3) Borno - Islamic state that dominated the region between around Lake Chad - powerful due to wealth as trade route between sub-Saharan Africa and the Libyan coast. Would offer French stubborn resistance in late 19th Century.
4) Mande - rose in the 1860s to the south of Tukulor and would challenge Tukulor for dominance of the gold region of what is now E Guinea. Developed smelting technology to copy Western guns and would fight the French for over a decade under the leadership of Samori, extending Mande rule over the N Ivory Coast before final defeat.
5) Lozi - powerful kingdom that dominated the rich agricultural lands of the upper Zambezi valley (Eastern Angola and Western Zambia) that would become an ally of Cecil Rhodes in his struggle with the Ndebele for control of what is now Zimbabwe.
6) Ndebele - migrants from eastern South Africa driven out by the Zulu who would establish themselves in what is now Zimbabwe and give Rhodes and the British South Africa Company all sorts of trouble in the 1890s.
The greatest problem, as I have said above, is that we only have 20 user defined tags with which to deal with all of the indigenous nations of the Americas, Africa and Australasia not in the game as well as actual or potential nations that could be created in Europe, Asia and North America, not to mention those indigenous states that rise in Africa and the Americas during the time period of the game. Paradox seems to have done an admirable job with its research on South and Southeast Asia, it is too bad they were unable to access specialists on sub-Saharan Africa or the Americas to give the same kind of detail as given to Asia. As a result much of Africa is blank (kinda like those European maps of Africa in the 1830s and 1840s) rather than reflecting the great diversity of peoples and states that existed in the nineteenth century. Is there any way Paradox can increase the number of user defined tags beyond 20 in an upcoming patch?

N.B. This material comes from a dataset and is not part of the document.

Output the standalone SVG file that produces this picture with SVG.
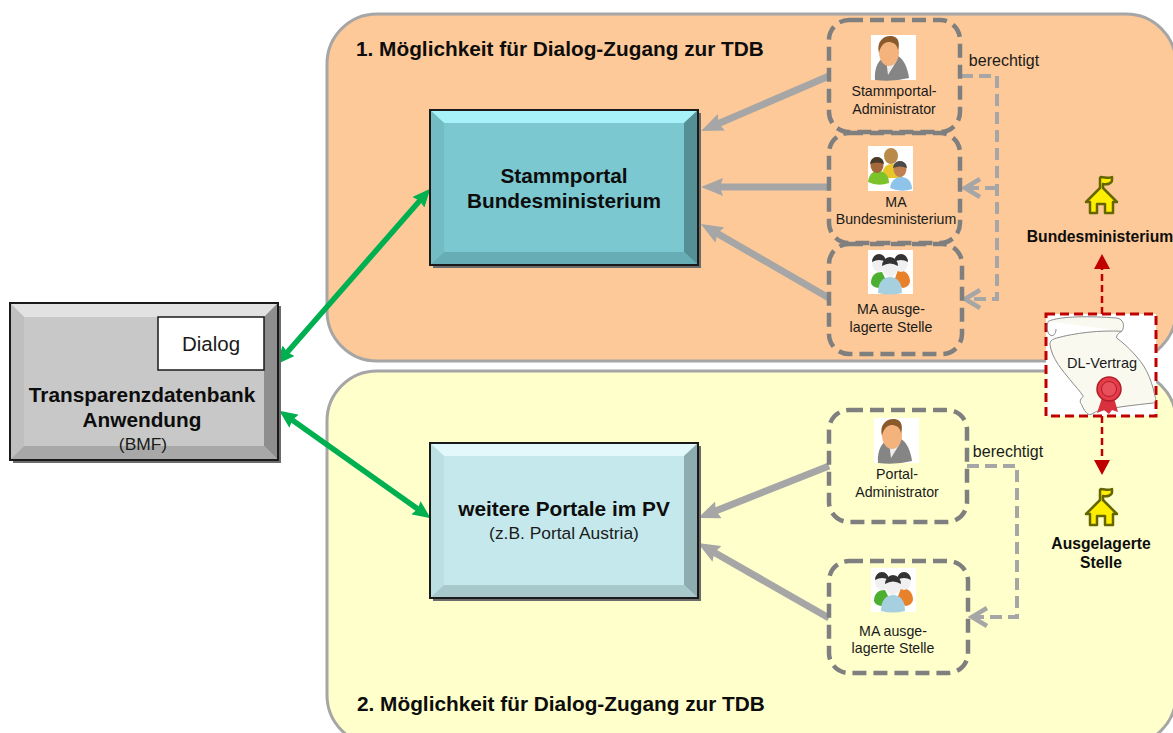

As for the potential of the Europeans not being able to crush local resistance, one would assume that the tech tree would give the European powers complete advantages, though even technology could not save a European army against indigenous peoples all the time (Zulu defeat of British as Isandhlwana 1879, Samori's dogged resistance against the French in West Africa in the 1890s, Ethiopia's defeat of the Italians at Adowa in 1896). So the creation of these larger indigenous nations should not inhibit the replication of the Scramble for Africa, but rather make it more realistic by simulating the actuality of African resistance to European colonization, just as the creations of indigenous North American states will make American expansion into the West more historically accurate. From the posts on here that I have seen colonizing powers can just walk into "Terra Incognitas" with nary a shot fired, which is so completely historically inaccurate.